Now for many millenials, this makes perfect sense. How could you screen three teen movies like “Can’t Hardly Wait”, “SCREAM” and “Cruel Intentions” and say you were marketing to adults? Well, that depends on your perspective. Can’t Hardly Wait came out in 1998, SCREAM in 1996 and Cruel Intentions in 1999. Current 14-18 year olds were born between 2001 and 2005. Does a party featuring movies made 5 years before you were born sound like it is trying to attract current teens? Or is it more likely that it would draw those who were teens at the time they were released….i.e. those in their early 30s?

As a quick experiment, subtract  5 years from your current birth year, Google “movies from ______”, take out the actual classics/Oscar winners and see how many of those movies you would have gone to an event to see at age 16. I just did it for myself and I’d have gone to see Rocky (though that’s an actual classic) and that’s pretty much it. I enjoyed the Omen, but not until later in college, ditto for Murder by Death and Network.
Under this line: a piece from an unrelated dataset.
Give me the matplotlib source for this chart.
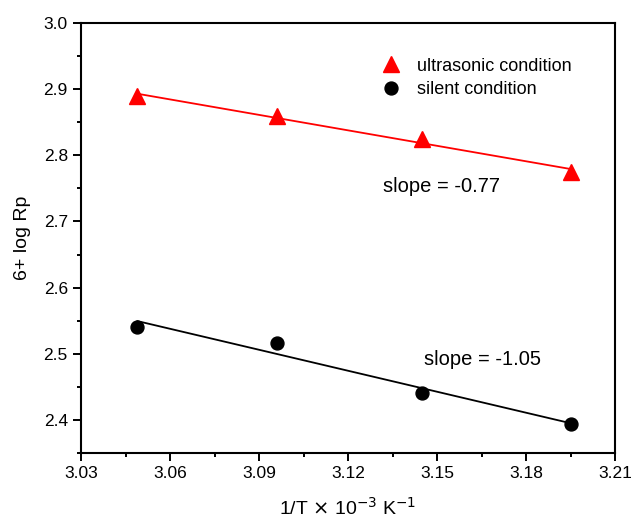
import numpy as np
import matplotlib.pyplot as plt
from matplotlib.ticker import MultipleLocator, AutoMinorLocator

plt.rcParams['font.family'] = ['Liberation Sans', 'DejaVu Sans']

# 1/T (x 10^-3 K^-1)
inv_t = [3.049, 3.096, 3.145, 3.195]
ultrasonic = [2.889, 2.859, 2.825, 2.774]
silent = [2.540, 2.517, 2.441, 2.394]

fig = plt.figure(figsize=(6.32, 5.19), dpi=100)
ax = fig.add_axes([0.1282, 0.1272, 0.8449, 0.8285])

x = np.array(inv_t)
for y, col, mk, ms, lab in [(ultrasonic, 'red', '^', 11.5, 'ultrasonic condition'),
                            (silent, 'black', 'o', 9.3, 'silent condition')]:
    p = np.polyfit(x, y, 1)
    ax.plot(x, np.polyval(p, x), color=col, lw=1.3)
    ax.plot(x, y, mk, color=col, ms=ms, ls='none', label=lab)

ax.text(3.1318, 2.753, 'slope = -0.77', fontsize=14.5, va='center')
ax.text(3.1456, 2.491, 'slope = -1.05', fontsize=14.5, va='center')

ax.set_xlim(3.03, 3.21)
ax.set_ylim(2.35, 3.0)
ax.xaxis.set_major_locator(MultipleLocator(0.03))
ax.yaxis.set_major_locator(MultipleLocator(0.1))
ax.xaxis.set_minor_locator(AutoMinorLocator(2))
ax.yaxis.set_minor_locator(AutoMinorLocator(2))
ax.xaxis.set_major_formatter(plt.FormatStrFormatter('%.2f'))
ax.yaxis.set_major_formatter(plt.FormatStrFormatter('%.1f'))
ax.tick_params(which='major', direction='out', length=6, width=1.4, labelsize=12.5)
ax.tick_params(which='minor', direction='out', length=3, width=1.4)
for s in ax.spines.values():
    s.set_linewidth(1.5)

ax.set_xlabel(r'1/T $\times$ 10$^{-3}$ K$^{-1}$', fontsize=14, labelpad=11)
ax.set_ylabel('6+ log Rp', fontsize=14, labelpad=9)

ax.legend(loc='upper left', bbox_to_anchor=(0.601, 0.889), bbox_transform=fig.transFigure,
          frameon=False, fontsize=13, borderpad=0, borderaxespad=0,
          handletextpad=0.84, labelspacing=0.37, handlelength=1.2)

fig.savefig('out.png', dpi=100)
In thinking back to my teen years, I did attend an event where Jaws was screened at a pool party, but I suspect the appeal of Jaws is more widespread/durable than “Can’t Hardly Wait”.

To be clear, I have very little insight in to Juul’s marketing plan or anything about them other than what I’ve seen on the news. What I do know though is that some movies appeal to broad audiences, and some appeal to a very narrow band of people who saw them at the right age. Teen movies in particular do not tend to appeal endlessly to teens, but rather to continue to appeal to the cohort who originally saw them.

There is an odd phenomena with some movies where they do poorly in the box office then pick up steam on DVD or cable broadcasts. The movie Hocus Pocus  (1993)is a good example. It was a flop at the box office, but was rebroadcast on ABC Family and the Disney Channel and then landed on a kids “13 Nights of Halloween” special in the early 2000s. This has caused the very odd phenomena of kids who weren’t born when it was released remembering it as a movie of their childhood more than those in the “right” cohort would have.

So basically I think it can be a bit of a challenge to triangulate what pop culture appeals to what age groups, particularly once you are out of that age group. Not that I’m judging. I struggled enough to figure out what was cool with teens when I actually was one. I have no idea how I’d figure it out now.